If Old MacDonald had a folk art collection, then the California Country Antique Show would be his superstore. It has more farm animals than a barnyard, from whittled wooden cows to hand-painted roosters. We love that no matter how many hooked rugs, sewing samplers, or traditional quilts they have, every booth has farmy friends to greet you with a moo moo here and an oink oink there.
The show is held in a middle school and we always start in the courtyard. We were there less than five minutes when Jennifer spied a cast-iron pig that would make a cute doorstop. She liked its curly tail so much she let out a squeal. Thankfully the seller didn’t hear her––prices can jump if they know how interested you are! Kitty stepped in and asked how much for the piglet plus a box of barnyard puzzle pieces. He said $25 for the pig and $50 for the puzzle, but we could take both for $60. We laughed because we’re spoiled by flea market prices. But, of course, these were real antiques, so Jennifer got the pig for $20 and Kitty went with a gingham goose pincushion for $18.
We were photographing the show, and through the lens Jennifer spotted a shelf of toy sheep. An adorable herd! The vendor called them German Woolly Sheep and said they typically have real wool bodies and collars with little bells. She warned us to look out for reproductions, and when we saw the $265 tag, we decided to do just that. (More in our price range!)
Kitty was on a quest for a folk art painting. The hard part was picking, since this show has so much great art. The first runner-up was a farmscape with house and barn and stable, cows, a donkey, chickens, and a pond full of geese. But it was much too spendy. Instead, she took home a small painting of a big sheep in a green field surrounded by a hedgerow of tiny Holsteins. Odd, colorful, and delightful! Exactly what makes country antiques so wonderful.

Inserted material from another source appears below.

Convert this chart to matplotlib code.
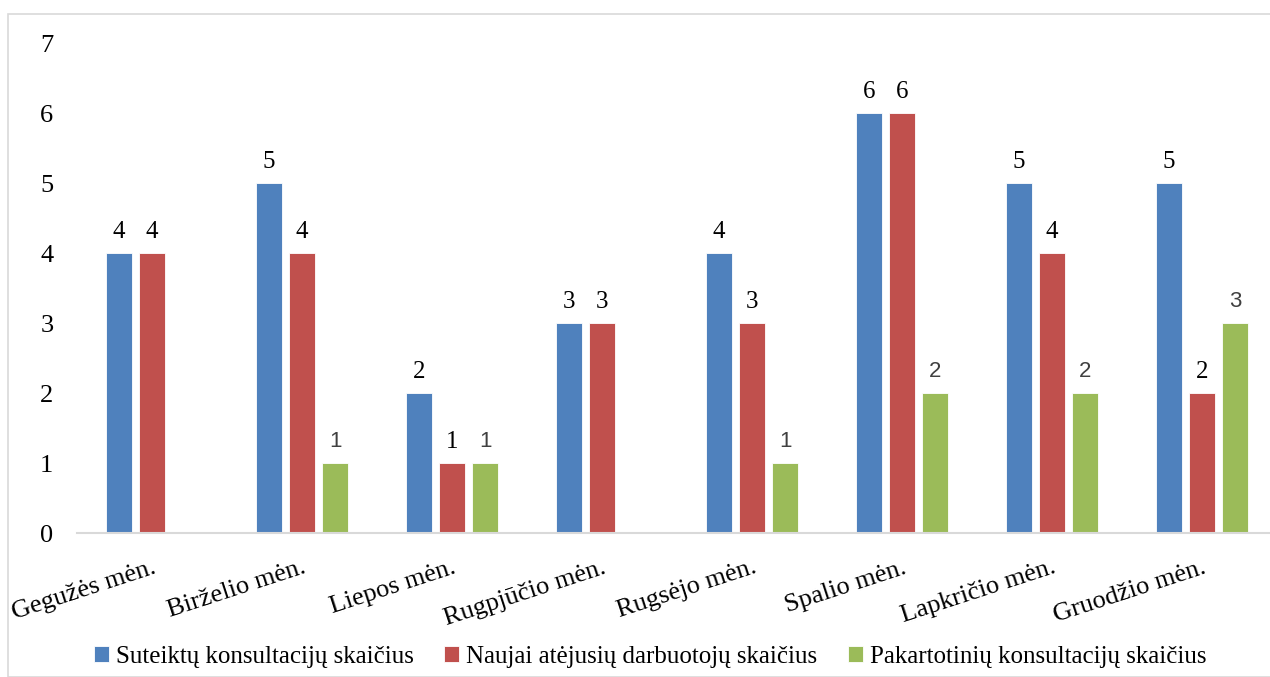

One of the best things about little primitive paintings is that they’re playful and easy to decorate with. We love to tuck one into a bookcase or nestle one in a china display. Kitty has turned her fireplace into an unexpected gallery with her raccoon painting resting on the hearth and a series of chickadees on top of the stove insert when not in use. Jennifer has a bunny painting on a gold easel on her bathroom counter. And we’re always on the lookout for cigar box paintings. They are ideal for a narrow wall between two doorways. Simply stack them one over the next from the floor to the ceiling.
A Chicken On Every Pot
Ever wonder why there are so many Hen On Nest covered dishes out there? We asked a specialty dealer, and she said they’re just super collectible! For over a hundred years, dozens of manufacturers have produced these charmers. Prices vary, and she said you have to know dates, makers’ marks, and types of glass to determine their true value. But don’t be chicken! To get a glass hen to roost in your kitchen, just go with your gut. And make sure the top truly matches the bottom. Pieces get mixed up all the time, and dealers call these pairings “marriages.” They may be a pair, but they’ll never be soul mates!